Grupa kilkunastu tancerek Egurrola Dance Studio jechała 9 maca ubiegłego roku wynajętym busem na turniej tańca do miejscowości Białe Błota. Auto ok. godz. 6 rano uderzyło w betonowy słup wiaduktu.

- Wiem, że rodzice dzieci, które zginęły, będą to pamiętać całe życie. Ale ja też nigdy tego nie zapomnę – mówił przed sądem kierowca Maciej Ś. Po złożeniu wyjaśnień zaraz po wypadku odmówił jednak współpracy. Nie odpowiada na pytania sądu, prokuratora i oskarżycieli posiłkowych, którymi zostali rodzice.
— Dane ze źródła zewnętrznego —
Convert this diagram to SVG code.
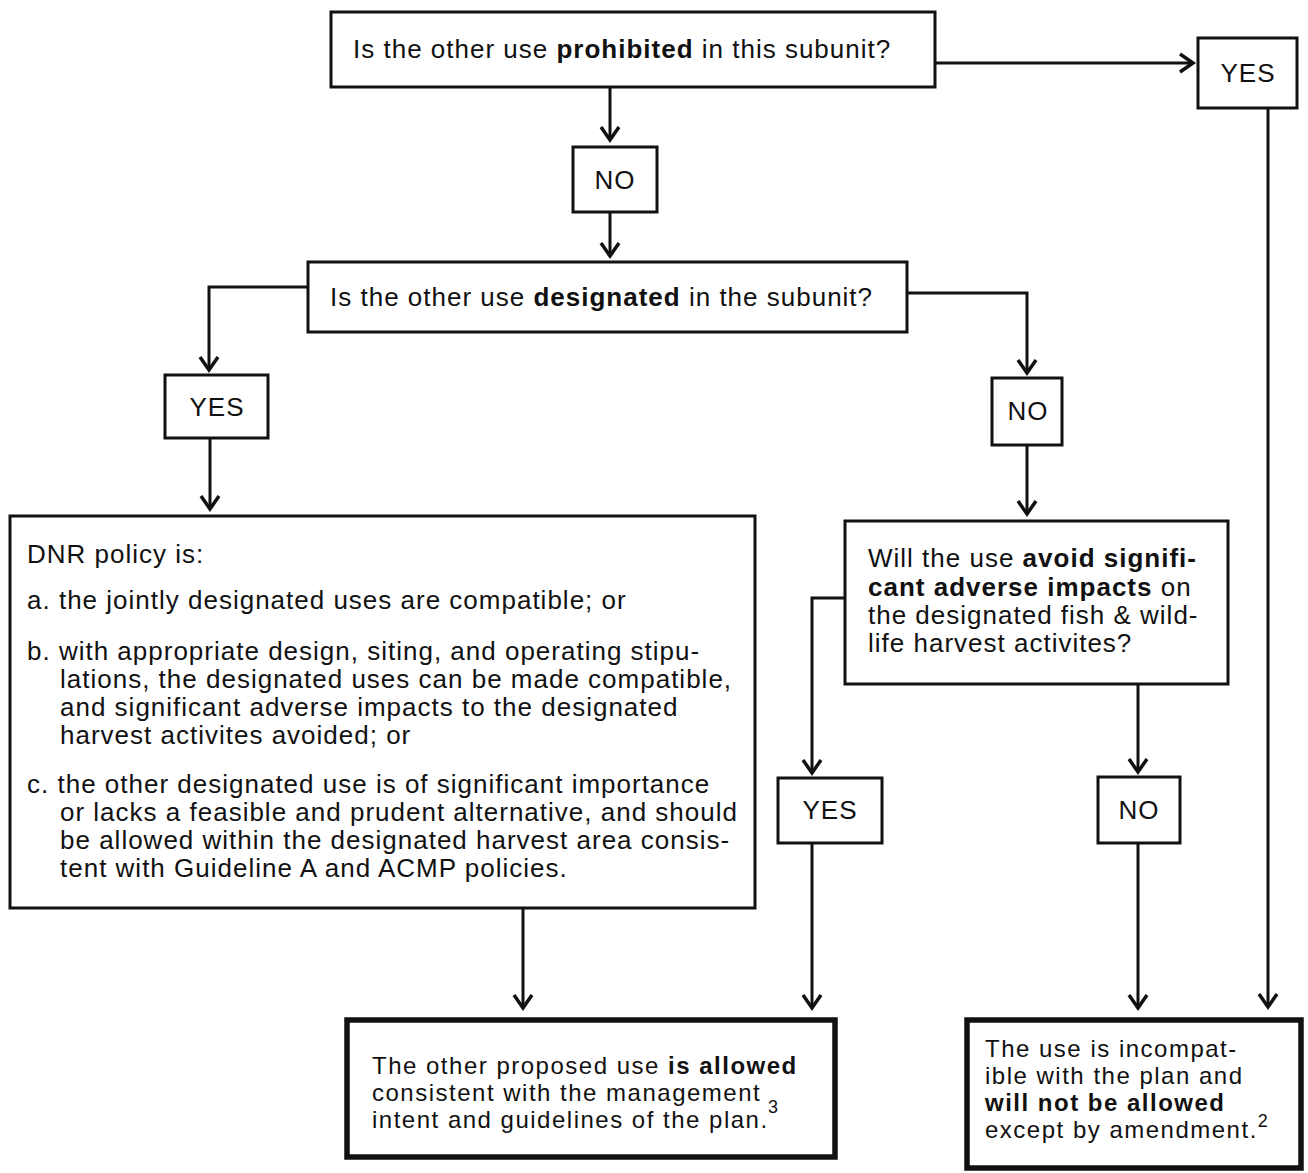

Przyznał, że niewiele pamięta. - Nie jestem w stanie odpowiedzieć, czy się przyznaję do spowodowania wypadku, czy nie – stwierdził.

Nie czujemy nienawiści ale...

- Na pewno to będą inne emocje! Ja nie czuję do tego pana nienawiści, ale nic nie wróci mi tych chwil z 15 lat spędzonych z córką. Od niego oczekuję przynajmniej skruchy i słowa przepraszam.  – mówi mama Paulinki Izabela Kasińska (38 l.) - Paulinka była naprawdę pogodnym, dobrym, otwartym i szczęśliwym dzieckiem. To ona w gimnazjum nauczyła inne dzieci, by na powitanie się przytulić. Do dziś myślę o tych chwilach, gdy siadałam na podłodze w łazience, a ona opowiadała mi, co wydarzyło się w ciągu dnia...  - wspomina pani Izabela.

Rodzice podejrzewają, że kierowca zasnął za kierownicą, a poza tym jechał zbyt szybko. Prokurator Janusz Rutkowski dowodzi, że było to nawet 90 km/h na terenie dopuszczającym 40 km. - Był marzec, śnieg i mróz. Dzieci wyjechały z Warszawy po godz. 4 a już po dwóch godzinach były w połowie drogi. Jeśli jedzie się zgodnie z przepisami, to jest niewykonalne samochodem osobowym, nie mówiąc o pełnym dzieci busie - mówi nam Paweł Zysk, tata Paulinki, który zawsze woził ją osobiście na turnieje. Tym razem nie mógł, więc pojechała z grupą. Jak się okazało – pierwszy i ostatni raz... - Była mądrą, obowiązkową, poważną dziewczynką. Naszym jedynym dzieckiem, które ten pirat drogowy nam odebrał – mówi Paweł Zysk.

Kierowca nie wiedział gdzie jest

 

Sąd - jako pierwszego świadka - przesłuchał nauczycielkę Magdalenę Sz., która była jedyną opiekunką grupy jadącej wówczas na turniej. Gdy doszło do wypadku, spała, podobnie jak dzieci. - Obudziło mnie uderzenie, szarpnięcie. Ale samochód nadal jechał. Gdy zatrzymaliśmy się, nie wiedziałam, że uderzyliśmy w wiadukt, który był już ponad 200 metrów za nami. Myślałam, że uderzyliśmy w pobliski znak drogowy - wyjaśniała przed sądem. Pamięta, że zanim zasnęła w samochodzie było cicho. - Kierowca niczego nie słuchał, nie rozmawiał przez telefon. Jak przez mgłę kojarzę, że zatrzymaliśmy się tylko, by wypił napój energetyzujący – zeznawała nauczycielka.

Gdy zorientowała się co się stało, wybiegła z busa. Nie umiała powiedzieć kto wezwał pogotowie – kierowca czy dziewczynki. Jej zdaniem dzwonili jednocześnie, podczas gdy ona i przypadkowo zatrzymany kierowca udzielali pomocy rannym dzieciom. - Po co zatrzymała pani kogoś obcego? - pytali rodzice. - Żeby zapytać gdzie jesteśmy. Dokąd ma przyjechać pogotowie – wyjaśniała. Nie odpowiedziała jednak dlaczego nie zadała tego pytania kierowcy. Zdaniem rodziców Maciej Ś. nie wiedział gdzie się znajduje. To mogłoby potwierdzać wersję, że zasnął w trakcie jazdy.

Maciej Ś. dziś jest bezrobotny. Zostało mu zabrane prawo jazdy. Broni go jeden z tuzów palestry – mec. Tadeusz Wolfowicz.